Julian Assange, quien fundó la organización Wikileaks, ha conseguido volver a Australia después de un trato con Estados Unidos en el que se declara culpable de filtrar miles de documentos clasificados.
Assange pasó más de siete años encerrado en la embajada de Ecuador en Londres y luego fue detenido por las autoridades británicas para su extradición, que se ejecutó esta semana.
Pero una cosa es tener acceso y publicar documentos públicos ocultados unilateralmente por un régimen, como ocurre acá, o recurrir a instancias, si son clasificados, para abrirlos, y otra, invadir la vida privada de los demás.
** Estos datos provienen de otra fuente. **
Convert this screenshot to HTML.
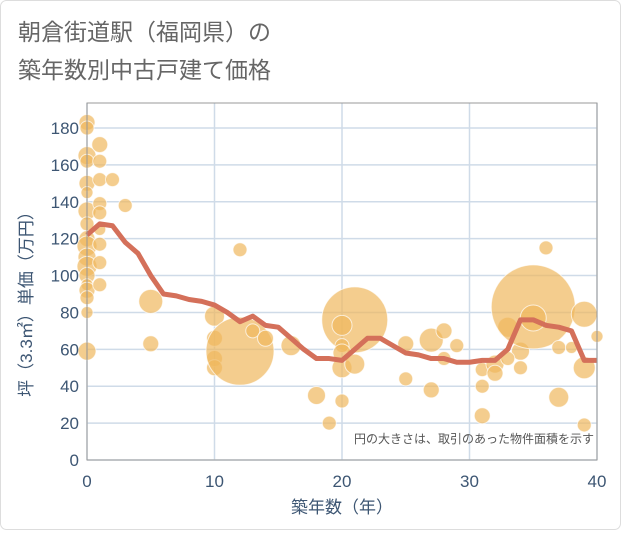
<!DOCTYPE html>
<html><head><meta charset="utf-8"><style>
body{margin:0;background:#fff;}
svg text{font-family:"Liberation Sans","Noto Sans CJK JP",sans-serif;}
</style></head><body>
<svg id="chart" width="621" height="530" xmlns="http://www.w3.org/2000/svg">
<rect x="0.5" y="0.5" width="620" height="529" rx="6" fill="#fff" stroke="#ddd"/>
<text x="18" y="40" font-size="23" fill="#666">朝倉街道駅（福岡県）の</text>
<text x="18" y="78" font-size="23" fill="#666">築年数別中古戸建て価格</text>
<g id="grid"></g><g id="bubbles"></g><g id="line"></g><g id="axes"></g>
<text x="594" y="443" font-size="12" fill="#555" text-anchor="end">円の大きさは、取引のあった物件面積を示す</text>
<text x="342" y="513" font-size="17" fill="#3d5673" text-anchor="middle">築年数（年）</text>
<text transform="translate(32,300) rotate(-90)" font-size="17" fill="#3d5673" text-anchor="middle">坪（3.3㎡）単価（万円）</text>
</svg>
<script>
const xTicks=[0,10,20,30,40];
const yTicks=[0,20,40,60,80,100,120,140,160,180];
const lineYears=[0,1,2,3,4,5,6,7,8,9,10,11,12,13,14,15,16,17,18,19,20,21,22,23,24,25,26,27,28,29,30,31,32,33,34,35,36,37,38,39,40];
const lineValues=[122,128,127,118,112,100,90,89,87,86,84,80,75,78,73,72,66,60,55,55,54,60,66,66,62,58,57,55,55,53,53,54,54,60,76,76,73,72,70,54,54];
const bubbleYears=[0,0,0,0,0,0,0,0,0,0,0,0,0,0,0,0,0,0,1,1,1,1,1,1,1,1,1,2,3,5,5,12,10,10,10,10,12,13,14,16,18,19,20,21,20,20,20,20,21,25,25,27,28,28,29,27,31,31,31,32,32,33,34,34,35,35,36,37,37,38,39,39,39,40,33];
const bubbleValues=[183,180,165,162,150,145,135,128,120,116,110,105,100,95,92,88,80,59,171,162,152,139,134,125,117,107,95,152,138,86,63,114,78,66,55,50,59,70,66,62,35,20,32,76,73,62,50,58,52,63,44,65,70,55,62,38,49,40,24,52,47,72,59,50,83,77,115,61,34,61,79,50,19,67,55];
const bubbleSizes=[8,7,9,7,8,6,9,7,8,10,9,10,8,6,8,7,6,9,8,7,7,7,7,6,7,7,7,7,7,12,8,7,10,8,8,8,34,7,8,10,9,7,7,33,10,7,10,9,10,8,7,12,8,7,7,8,7,7,8,9,8,10,9,7,42,13,7,7,10,6,13,11,7,6,7];
const X0=87,X1=597,Y0=460,YT=103;
const sx=v=>X0+(X1-X0)*v/40;
const sy=v=>Y0-(460-128)*v/180;
const NS="http://www.w3.org/2000/svg";
function mk(tag,attrs,parent){const e=document.createElementNS(NS,tag);for(const k in attrs)e.setAttribute(k,attrs[k]);document.getElementById(parent).appendChild(e);return e;}
yTicks.forEach(t=>{
 const g=mk('line',{x1:X0,x2:X1,y1:sy(t),y2:sy(t),stroke:'#cfdbe8','stroke-width':1.5},'grid');
 
 
 const l=mk('text',{x:X0-8,y:sy(t)+6,'font-size':17,fill:'#3d5673','text-anchor':'end'},'axes');
 l.textContent=t;
 
 
});
xTicks.forEach(t=>{
 const g=mk('line',{x1:sx(t),x2:sx(t),y1:YT,y2:Y0,stroke:'#cfdbe8','stroke-width':1.5},'grid');
 
 
 const l=mk('text',{x:sx(t),y:Y0+27,'font-size':17,fill:'#3d5673','text-anchor':'middle'},'axes');
 l.textContent=t;
 
 
});
const fr=mk('rect',{x:X0,y:YT,width:X1-X0,height:Y0-YT,fill:'none',stroke:'#999','stroke-width':1},'axes');


bubbleYears.forEach((yr,i)=>{
 const c=mk('circle',{cx:sx(yr),cy:sy(bubbleValues[i]),r:bubbleSizes[i],fill:'#f0b85e','fill-opacity':0.7,stroke:'#fff','stroke-opacity':0.7,'stroke-width':1},'bubbles');
 
 
});
const pts=lineYears.map((yr,i)=>sx(yr)+','+sy(lineValues[i])).join(' ');
const pl=mk('polyline',{points:pts,fill:'none',stroke:'#d4705a','stroke-width':5,'stroke-linejoin':'round'},'line');


</script>
</body></html>
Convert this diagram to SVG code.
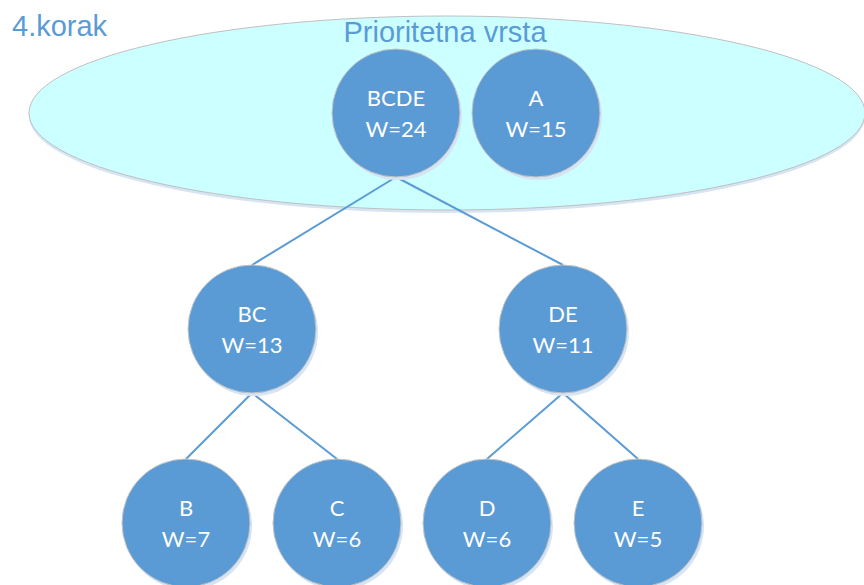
<svg xmlns="http://www.w3.org/2000/svg" width="864" height="585" viewBox="0 0 864 585">
  <style>
    .title { font-family: "Liberation Sans", Arial, sans-serif; font-size: 29px; fill: #5b9bd5; }
    .node circle.body { fill: #5b9bd5; stroke: #c4c4c4; stroke-width: 1; }
    .node circle.shade { fill: #d6e4f3; }
    .node text { font-family: Lato, "Open Sans", sans-serif; font-size: 22px; fill: #ffffff; text-anchor: middle; }
    .edges line { stroke: #5b9bd5; stroke-width: 2; }
  </style>
  <rect width="864" height="585" fill="#ffffff"/>

  <!-- queue container -->
  <g id="queue">
    <ellipse cx="447" cy="116" rx="418" ry="97" fill="#d6e4f3"/>
    <ellipse cx="447" cy="113" rx="418" ry="97" fill="#ccffff" stroke="#c0c0c0" stroke-width="1"/>
  </g>

  <text class="title" x="12" y="36">4.korak</text>
  <text class="title" x="445" y="42" text-anchor="middle">Prioritetna vrsta</text>

  <!-- connectors -->
  <g class="edges" id="edges">
    <line x1="396" y1="177" x2="252" y2="265"/>
    <line x1="396" y1="177" x2="563" y2="265"/>
    <line x1="252" y1="393" x2="186" y2="459"/>
    <line x1="252" y1="393" x2="337" y2="459"/>
    <line x1="563" y1="393" x2="487" y2="459"/>
    <line x1="563" y1="393" x2="638" y2="459"/>
  </g>

  <g class="node" id="node-BCDE">
    <circle class="shade" cx="398" cy="116" r="64"/>
    <circle class="body" cx="396" cy="113" r="64"/>
    <text x="396" y="106">BCDE</text>
    <text x="396" y="137">W=24</text>
  </g>
  <g class="node" id="node-A">
    <circle class="shade" cx="538" cy="116" r="64"/>
    <circle class="body" cx="536" cy="113" r="64"/>
    <text x="536" y="106">A</text>
    <text x="536" y="137">W=15</text>
  </g>
  <g class="node" id="node-BC">
    <circle class="shade" cx="254" cy="332" r="64"/>
    <circle class="body" cx="252" cy="329" r="64"/>
    <text x="252" y="322">BC</text>
    <text x="252" y="353">W=13</text>
  </g>
  <g class="node" id="node-DE">
    <circle class="shade" cx="565" cy="332" r="64"/>
    <circle class="body" cx="563" cy="329" r="64"/>
    <text x="563" y="322">DE</text>
    <text x="563" y="353">W=11</text>
  </g>
  <g class="node" id="node-B">
    <circle class="shade" cx="188" cy="526" r="64"/>
    <circle class="body" cx="186" cy="523" r="64"/>
    <text x="186" y="516">B</text>
    <text x="186" y="547">W=7</text>
  </g>
  <g class="node" id="node-C">
    <circle class="shade" cx="339" cy="526" r="64"/>
    <circle class="body" cx="337" cy="523" r="64"/>
    <text x="337" y="516">C</text>
    <text x="337" y="547">W=6</text>
  </g>
  <g class="node" id="node-D">
    <circle class="shade" cx="489" cy="526" r="64"/>
    <circle class="body" cx="487" cy="523" r="64"/>
    <text x="487" y="516">D</text>
    <text x="487" y="547">W=6</text>
  </g>
  <g class="node" id="node-E">
    <circle class="shade" cx="640" cy="526" r="64"/>
    <circle class="body" cx="638" cy="523" r="64"/>
    <text x="638" y="516">E</text>
    <text x="638" y="547">W=5</text>
  </g>
</svg>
“Hackear”, término con el que se denomina meterse en comunicaciones ajenas, es una cosa pero divulgarlas es otra, pues quien lo hace rompe el derecho a la privacidad que todos tenemos pero que las dictaduras no reconocen al auto-ortorgarse la venia de espiar a todos, hasta a sus propios secuaces.
En estos regímenes se invierte más en seguir y espiar a los críticos y opositores que en velar por el desarrollo y los derechos de los ciudadanos.
Hace muy poco un par de adolescentes lograron penetrar en las comunicaciones del Pentágono, vale decir lo que el Ejército de Estados Unidos y que incluye la labor de agentes extranjeros que al conocerse su identidad corren riesgo en sus vidas, lo que pone al descubierto un hecho: ni en sus hogares está la gente segura de que sus conversaciones son privadas: los chinos colocan cámaras en los hogares de “disidentes”, mientras los castristas tienen su ejército de “soplones”, llegando al punto de lavar el cerebro de los hijos de familias para que pongan el dedo hasta a sus padres.
De allí una vieja y divertida anécdota nicaragüense de un par de novios conversando: dice él a ella: —¿De quién son estos ojitos lindos?
—Suyos, amor— le responde ella.
—¿Y esta naricita?
—Suya, amor.
—¿Y estas orejitas?...
—Esas son del general Somoza..., decían. Ahora dirían: del viejo Daniel...
En Nicaragua se dice que a los Somoza los tumbaron las intrigas de Rosario Murillo, quien fuera secretaria de Pedro Joaquín Chamorro.
Es siempre repugnante que entren en lo que son comunicaciones privadas
A los más asquerosos extremos que se ha llegado es el del “ramsonware” en el que hackeadores se meten en un sistema, lo inutilizan y piden dinero a cambio, el que les llega por criptomenedas pues a través de una cuenta bancaria, incluyendo de países oscuros, puede siempre rastrearse.
Las víctimas más conocidas han sido sistemas hospitalarios, compañías de toda clase... los asaltantes van tras grupos que difícilmente pueden darse el lujo de quedarse casi “a ciegas”.
En los momentos actuales en que el pago de servicios se hace por tarjetas o transferencias electrónicas, que un sistema colapse es asunto muy grave...
La práctica del “Ramsonware” no existe bajo las dictaduras indistintamente de si son minis o enormes pues allí entran a palos, secuestran, torturan, asesinan... O extorsionan echando mano de prisioneros, como ocurre en Rusia con el corresponsal del Wall Street Journal al que quieren condenar a más de treinta años de cárcel acusándolo de “espionaje”, o Narges Mohammadi, Premio Nobel de la Paz, a quien los ayatolas (colocados en el poder por Jimmy “derechos humanos” Carter) le han agregado un año a su condena, pese a lo cual, aunque no hable y esté presa, su sola presencia es una terrible denuncia.
El eslogan de la mujer en Irán es quitarse los trapos de la cabeza a los que las obligan los enloquecidos ayatolas, que trabajan febrilmente en construir un artefacto nuclear para destruir a Israel y extorsionar al mundo.